The lower limit of the subject is, from lack of evidence, not much
easier to define; but after the second century of the Empire, pottery,
like other branches of working in clay, sank very much into the
background, and the spread of Christianity after the time of Diocletian
practically gave the death-blow to all Pagan art. M. Déchelette, in his
account of the important potteries at Lezoux in Gaul, brings forward
evidence to show that they practically came to an end about the time of
Gallienus (A.D. 260-268)[3081]; but it is probable that the manufacture
of degenerate _sigillata_ wares went on for about a century longer in
Germany at any rate, if not in Gaul. Much of the pottery found in
Germany and Britain is of an exceedingly debased and barbaric character.
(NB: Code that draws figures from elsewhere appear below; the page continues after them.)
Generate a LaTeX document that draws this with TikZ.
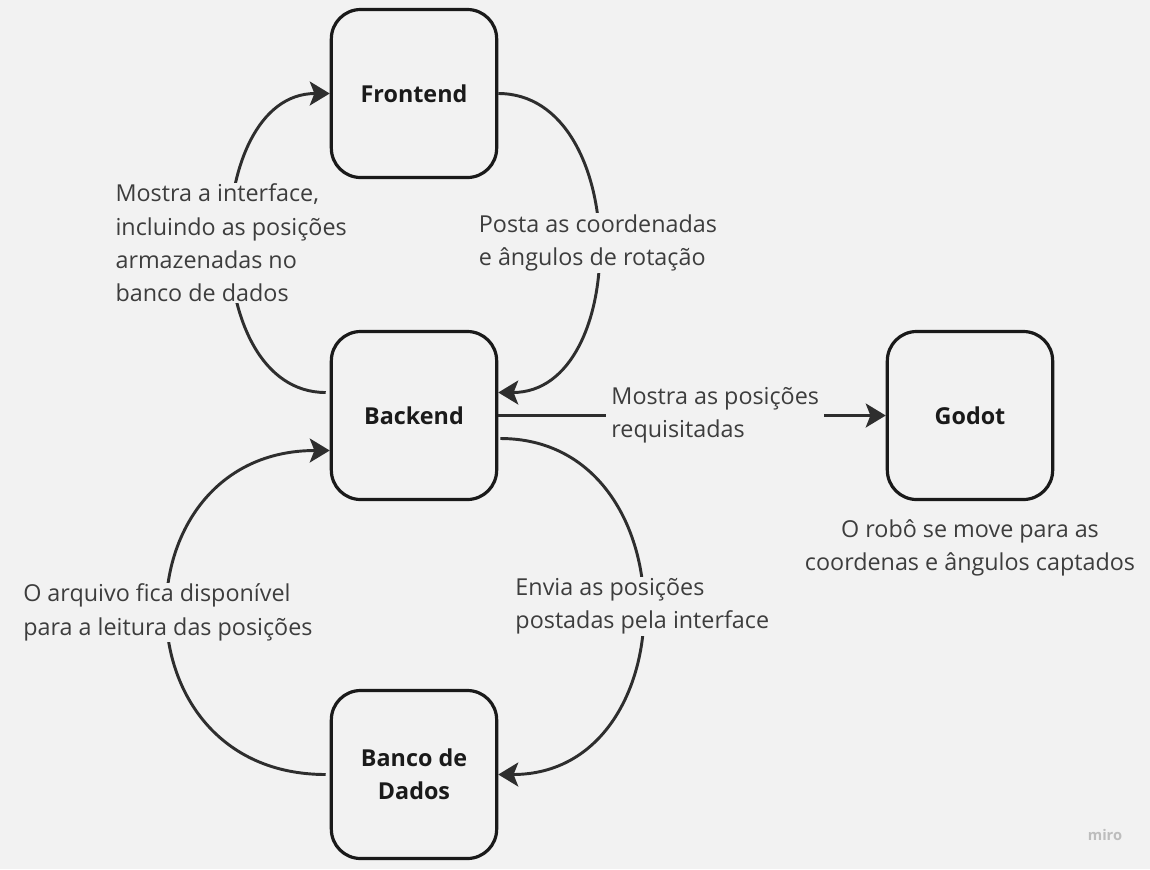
\documentclass[tikz,border=0pt]{standalone}
\usepackage{fontspec}
\setmainfont{Open Sans}
\usetikzlibrary{arrows.meta,calc}
\definecolor{bgcol}{HTML}{F2F2F2}
\definecolor{linecol}{HTML}{2E2E2E}
\definecolor{txtcol}{HTML}{3D3D3D}
\definecolor{boxcol}{HTML}{1A1A1A}
\definecolor{mirocol}{HTML}{BDBDBD}
\tikzset{every picture/.style={line width=0.75pt}}

\begin{document}
\begin{tikzpicture}[x=0.75pt,y=0.75pt,yscale=-1,xscale=1,
  block/.style={draw=boxcol,line width=2.4pt,rounded corners=22pt,minimum width=124pt,minimum height=126pt,font=\fontsize{17.5}{25}\selectfont\bfseries,text=boxcol,align=center},
  conn/.style={draw=linecol,line width=2.2pt,-{Stealth[length=15pt,width=18pt,inset=3.5pt]}},
  lbl/.style={fill=bgcol,text=txtcol,font=\fontsize{17.5}{25}\selectfont,align=left,inner xsep=4pt,inner ysep=1pt}]
%set diagram left start at 0, and has height of 869
\fill[bgcol] (0,0) rectangle (1150,869);
\useasboundingbox (0,0) rectangle (1150,869);

%Shape: Rounded Rect [id:frontend]
\node[block] (Frontend) at (414,93.5) {Frontend};
%Shape: Rounded Rect [id:backend]
\node[block] (Backend) at (414,415.5) {Backend};
%Shape: Rounded Rect [id:godot]
\node[block] (Godot) at (970,415.5) {Godot};
%Shape: Rounded Rect [id:banco]
\node[block] (Banco) at (414,774.5) {Banco de\\Dados};

%Connector ends
\coordinate (bkWestUp) at ($(Backend.west)+(-4,-23)$);
\coordinate (bkWestDown) at ($(Backend.west)+(0,35)$);
\coordinate (bkEastUp) at ($(Backend.east)+(0,-23)$);
\coordinate (bkEastDown) at ($(Backend.east)+(2,23)$);

%Curve Lines [id:backend-frontend]
\draw[conn] (bkWestUp) to[out=180,in=180,looseness=1.1] node[lbl] {Mostra a interface,\\incluindo as posições\\armazenadas no\\banco de dados} (Frontend.west);
%Curve Lines [id:frontend-backend]
\draw[conn] (Frontend.east) to[out=0,in=0,looseness=1.14] node[lbl] {Posta as coordenadas\\e ângulos de rotação} (bkEastUp);
%Straight Lines [id:backend-godot]
\draw[conn] (Backend.east) -- node[lbl,pos=0.56] {Mostra as posições\\requisitadas} (Godot.west);
%Curve Lines [id:backend-banco]
\draw[conn] (bkEastDown) to[out=0,in=0,looseness=1.45] node[lbl] {Envia as posições\\postadas pela interface} (Banco.east);
%Curve Lines [id:banco-backend]
\draw[conn] ($(Banco.west)+(-4,0)$) to[out=180,in=180,looseness=1.68] node[lbl] {O arquivo fica disponível\\para a leitura das posições} (bkWestDown);

% Text Node
\node[text=txtcol,font=\fontsize{17.5}{25}\selectfont,align=center] (GodotNote) at (970,548) {O robô se move para as\\coordenas e ângulos captados};
% Text Node
\node[text=mirocol,font=\fontsize{11}{13}\selectfont\bfseries] (miro) at (1105,835) {miro};

\end{tikzpicture}
\end{document}
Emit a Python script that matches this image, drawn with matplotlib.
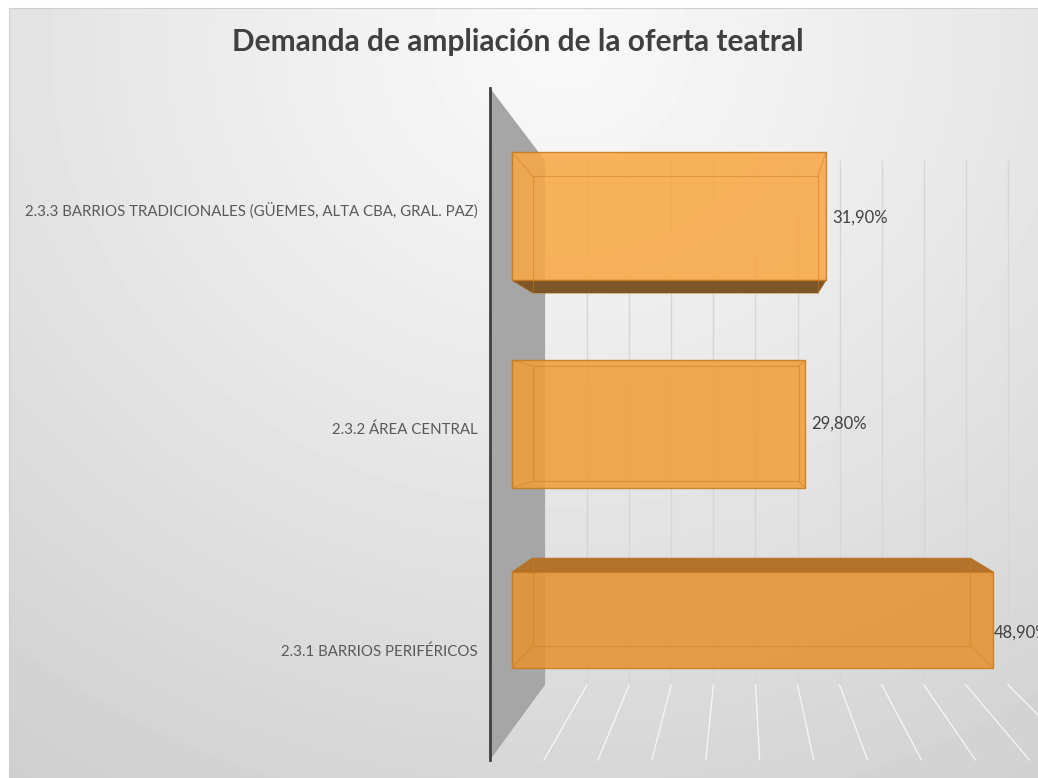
import numpy as np
import matplotlib.pyplot as plt
from matplotlib.patches import Polygon

plt.rcParams['font.family'] = ['Lato', 'DejaVu Sans']

# data (bottom -> top)
categories = ['2.3.1 BARRIOS PERIFÉRICOS',
              '2.3.2 ÁREA CENTRAL',
              '2.3.3 BARRIOS TRADICIONALES (GÜEMES, ALTA CBA, GRAL. PAZ)']
values = [48.9, 29.8, 31.9]
value_labels = ['48,90%', '29,80%', '31,90%']
grid_ticks = np.arange(5, 65, 5)

# styles
bar_pos = [0.0, 0.97, 2.0]
bar_h = [0.475, 0.63, 0.634]
bar_col = ['#E69332', '#F09E3A', '#F8A844']
label_shift = [-0.15, -0.02, 0.035]
value_shift = [-0.06, 0.0, -0.01]
value_pad = [0.1, 0.6, 0.6]

# fake perspective: vanishing point and depth factors
VX, VY = 23.2, 1.0
K_FRONT, K_BACK, K_BAR = 1.0965, 0.855, 0.91
Y_LOW, Y_HIGH = -0.544, 2.49


def proj(x, y, k):
    return VX + k * (x - VX), VY + k * (y - VY)


W, H = 1038, 778
fig = plt.figure(figsize=(W / 100, H / 100), dpi=100, facecolor='white')

# background gradient
bg = fig.add_axes([9 / W, 0, 1 - 9 / W, 1 - 8 / H], zorder=0)
yy, xx = np.mgrid[0:770, 0:1029]
d = np.hypot((xx - 551) * 0.9, yy - 40) / 905
bg.imshow(0.975 - 0.17 * d ** 1.1, cmap='gray', vmin=0, vmax=1, aspect='auto')
bg.set_xticks([])
bg.set_yticks([])
for s in ['right', 'bottom']:
    bg.spines[s].set_visible(False)
for s in ['left', 'top']:
    bg.spines[s].set_color('#CFCFCF')

ax = fig.add_axes([490 / W, 1 - 760 / H, 1 - 490 / W, (760 - 88) / H], zorder=1)
ax.patch.set_alpha(0)
ax.set_xlim(-2.236, 53.455)
ax.set_ylim(-0.693, 2.634)

# side wall
wall = [proj(0, Y_HIGH, K_FRONT), proj(0, Y_HIGH, K_BACK),
        proj(0, Y_LOW, K_BACK), proj(0, Y_LOW, K_FRONT)]
ax.add_patch(Polygon(wall, closed=True, facecolor='#A6A6A6', edgecolor='none',
                     zorder=1, clip_on=False))

# back wall and floor gridlines
for v in grid_ticks:
    x0, y0 = proj(v, Y_LOW, K_BACK)
    x1, y1 = proj(v, Y_HIGH, K_BACK)
    ax.plot([x0, x1], [y0, y1], color='#D6D6D6', lw=1, zorder=1, clip_on=False)
    x2, y2 = proj(v, Y_LOW, K_FRONT)
    ax.plot([x0, x2], [y0, y2], color='white', lw=0.9, alpha=0.8, zorder=1, clip_on=False)

# bars
for i, v in enumerate(values):
    yc, h = bar_pos[i], bar_h[i]
    top, bot = yc + h / 2, yc - h / 2
    # back rectangle edges (seen through)
    bl = proj(0, bot, K_BAR)
    br = proj(v, bot, K_BAR)
    tr = proj(v, top, K_BAR)
    tl = proj(0, top, K_BAR)
    if bot > VY:
        ax.add_patch(Polygon([(0, bot), (v, bot), br, bl], closed=True,
                             facecolor='#7D5527', edgecolor='#6A4620', lw=0.6, zorder=3))
    if top < VY:
        ax.add_patch(Polygon([(0, top), (v, top), tr, tl], closed=True,
                             facecolor='#B2742C', edgecolor='#A86A20', lw=0.6, zorder=3))
    ax.barh(yc, v, height=h, color=bar_col[i], alpha=0.88, edgecolor='#C87A1E',
            linewidth=1, zorder=4)
    ax.add_patch(Polygon([bl, br, tr, tl], closed=True, facecolor='none',
                         edgecolor='#C97C22', lw=0.8, alpha=0.5, zorder=5))
    for (xa, ya), (xb, yb) in [((0, bot), bl), ((v, bot), br), ((v, top), tr), ((0, top), tl)]:
        ax.plot([xa, xb], [ya, yb], color='#C97C22', lw=0.8, alpha=0.5, zorder=5)
    ax.text(v + value_pad[i], yc + value_shift[i], value_labels[i], fontsize=12,
            color='#404040', va='center', ha='left', zorder=6, clip_on=False)

ax.set_yticks(np.array(bar_pos) + np.array(label_shift))
ax.set_yticklabels(categories, fontsize=10.8, color='#595959')
ax.tick_params(axis='y', length=0, pad=9)
ax.set_xticks([])
for s in ['right', 'top', 'bottom']:
    ax.spines[s].set_visible(False)
ax.spines['left'].set_color('#404040')
ax.spines['left'].set_linewidth(2)
ax.spines['left'].set_zorder(6)

fig.text(0.499, 1 - 42 / H, 'Demanda de ampliación de la oferta teatral',
         fontsize=21.5, fontweight='bold', color='#404040', ha='center', va='center')

fig.savefig('out.png', dpi=100, facecolor='white')
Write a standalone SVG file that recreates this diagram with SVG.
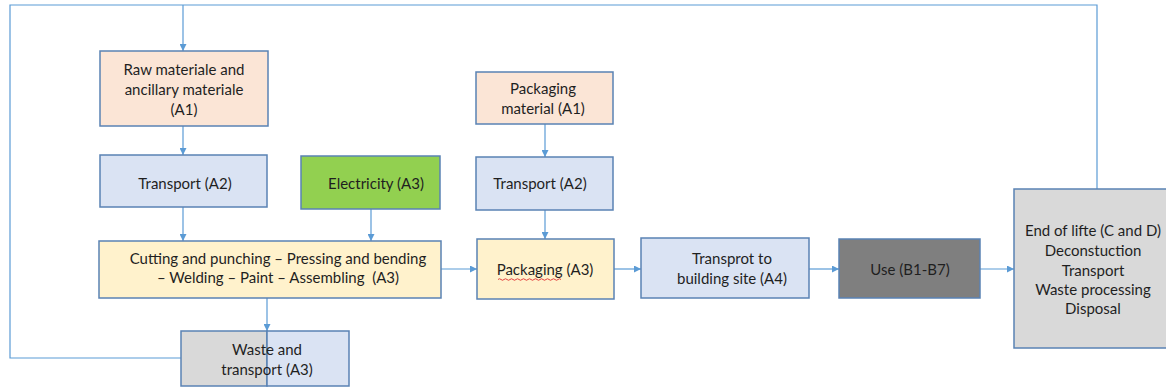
<svg xmlns="http://www.w3.org/2000/svg" width="1166" height="390" viewBox="0 0 1166 390">
<style>
.box{stroke:#5A82B4;stroke-width:1.5}
.raw{fill:#FBE5D6}
.tr{fill:#DAE3F3}
.el{fill:#92D050}
.cut{fill:#FFF2CC}
.use{fill:#7F7F7F}
.eol{fill:#D9D9D9}
.t{font-family:Lato,"Liberation Sans",sans-serif;font-size:15px;fill:#1F1F1F;text-anchor:middle;dominant-baseline:central;white-space:pre}
.c{fill:none;stroke:#5B9BD5;stroke-width:1.2}
.ca{fill:none;stroke:#5B9BD5;stroke-width:1.2;marker-end:url(#ah)}
</style>
<defs>
<marker id="ah" viewBox="0 0 8 8" refX="8" refY="4" markerUnits="userSpaceOnUse" markerWidth="7" markerHeight="7" orient="auto">
<path d="M0,0 L8,4 L0,8 z" fill="#5B9BD5"/>
</marker>
</defs>
<rect width="1166" height="390" fill="#FFFFFF"/>
<g id="connectors">
<path class="c" d="M181,358 H10 V5 H1097 V189"/>
<path class="ca" d="M183,5 V51"/>
<path class="ca" d="M183,126 V155"/>
<path class="ca" d="M183,207 V241"/>
<path class="ca" d="M371,209 V241"/>
<path class="ca" d="M267,298 V331"/>
<path class="ca" d="M441,269 H477"/>
<path class="ca" d="M545,124 V157"/>
<path class="ca" d="M545,210 V239"/>
<path class="ca" d="M614,269 H641"/>
<path class="ca" d="M809,269 H839"/>
<path class="ca" d="M980,269 H1014"/>
</g>
<g id="raw">
<rect class="box raw" x="100" y="51" width="168" height="75"/>
<text class="t" x="184" y="69">Raw materiale and</text>
<text class="t" x="184" y="89">ancillary materiale</text>
<text class="t" x="184" y="109">(A1)</text>
</g>
<g id="transport1">
<rect class="box tr" x="100" y="155" width="167" height="52"/>
<text class="t" x="185" y="183">Transport (A2)</text>
</g>
<g id="electricity">
<rect class="box el" x="301" y="156" width="139" height="53"/>
<text class="t" x="376" y="183">Electricity (A3)</text>
</g>
<g id="cutting">
<rect class="box cut" x="99" y="241" width="342" height="57"/>
<text class="t" x="278" y="258">Cutting and punching – Pressing and bending</text>
<text class="t" x="278" y="277" xml:space="preserve">– Welding – Paint – Assembling  (A3)</text>
</g>
<g id="waste">
<rect class="box eol" x="181" y="331" width="86" height="55"/>
<rect class="box tr" x="267" y="331" width="82" height="55"/>
<text class="t" x="267" y="349">Waste and</text>
<text class="t" x="267" y="369">transport (A3)</text>
</g>
<g id="packmat">
<rect class="box raw" x="476" y="72" width="137" height="52"/>
<text class="t" x="543" y="88">Packaging</text>
<text class="t" x="543" y="108">material (A1)</text>
</g>
<g id="transport2">
<rect class="box tr" x="476" y="157" width="137" height="53"/>
<text class="t" x="540" y="183">Transport (A2)</text>
</g>
<g id="packaging">
<rect class="box cut" x="477" y="239" width="137" height="60"/>
<text class="t" x="545" y="269">Packaging (A3)</text>
<path d="M498,279.5 q1.5,-1.5 3,0 t3,0 t3,0 t3,0 t3,0 t3,0 t3,0 t3,0 t3,0 t3,0 t3,0 t3,0 t3,0 t3,0 t3,0 t3,0 t3,0 t3,0 t3,0 t3,0 t3,0" fill="none" stroke="#E03030" stroke-width="0.9"/>
</g>
<g id="transprot">
<rect class="box tr" x="641" y="238" width="168" height="60"/>
<text class="t" x="732" y="258">Transprot to</text>
<text class="t" x="732" y="278">building site (A4)</text>
</g>
<g id="use">
<rect class="box use" x="839" y="239" width="141" height="59"/>
<text class="t" x="910" y="269">Use (B1-B7)</text>
</g>
<g id="eol">
<rect class="box eol" x="1014" y="189" width="160" height="159"/>
<text class="t" x="1093" y="230">End of lifte (C and D)</text>
<text class="t" x="1093" y="250">Deconstuction</text>
<text class="t" x="1093" y="270">Transport</text>
<text class="t" x="1093" y="289">Waste processing</text>
<text class="t" x="1093" y="308">Disposal</text>
</g>
</svg>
In discussing the geographical distribution of Roman pottery we are met
first with the difficulty, which has already been hinted at, of
defining where Greek ends and Roman begins. But we must have regard to
the fact that in most if not all Greek lands pottery, painted or
moulded, was in a moribund condition, whereas in Italy the latter
branch was rejuvenescent. It seems, therefore, more satisfactory on the
whole to exclude the Eastern Mediterranean entirely from the present
survey, and to consider that with the concluding words of Chapter XI.
the history of pottery in that part of the ancient world came to an
end. That is to say, that all later fabrics found in Greece or Asia
Minor, even though they are sometimes of Roman date, belong to the
lingering traces of a purely Hellenic development, and have no bearing
on our present investigation.
The latter must therefore be limited to the countries of Western
Europe, embracing—besides Italy—France, Germany, Britain, and Spain.
The pottery found in these regions during the period of the Roman
Empire is homogeneous in character, though greatly varying in merit,
and so far as it can be traced to the victorious occupiers of those
countries rather than to purely native workmanship, represents what we
may call Roman pottery, as opposed to Greek or Graeco-Roman on the one
hand and Celtic or Gaulish on the other.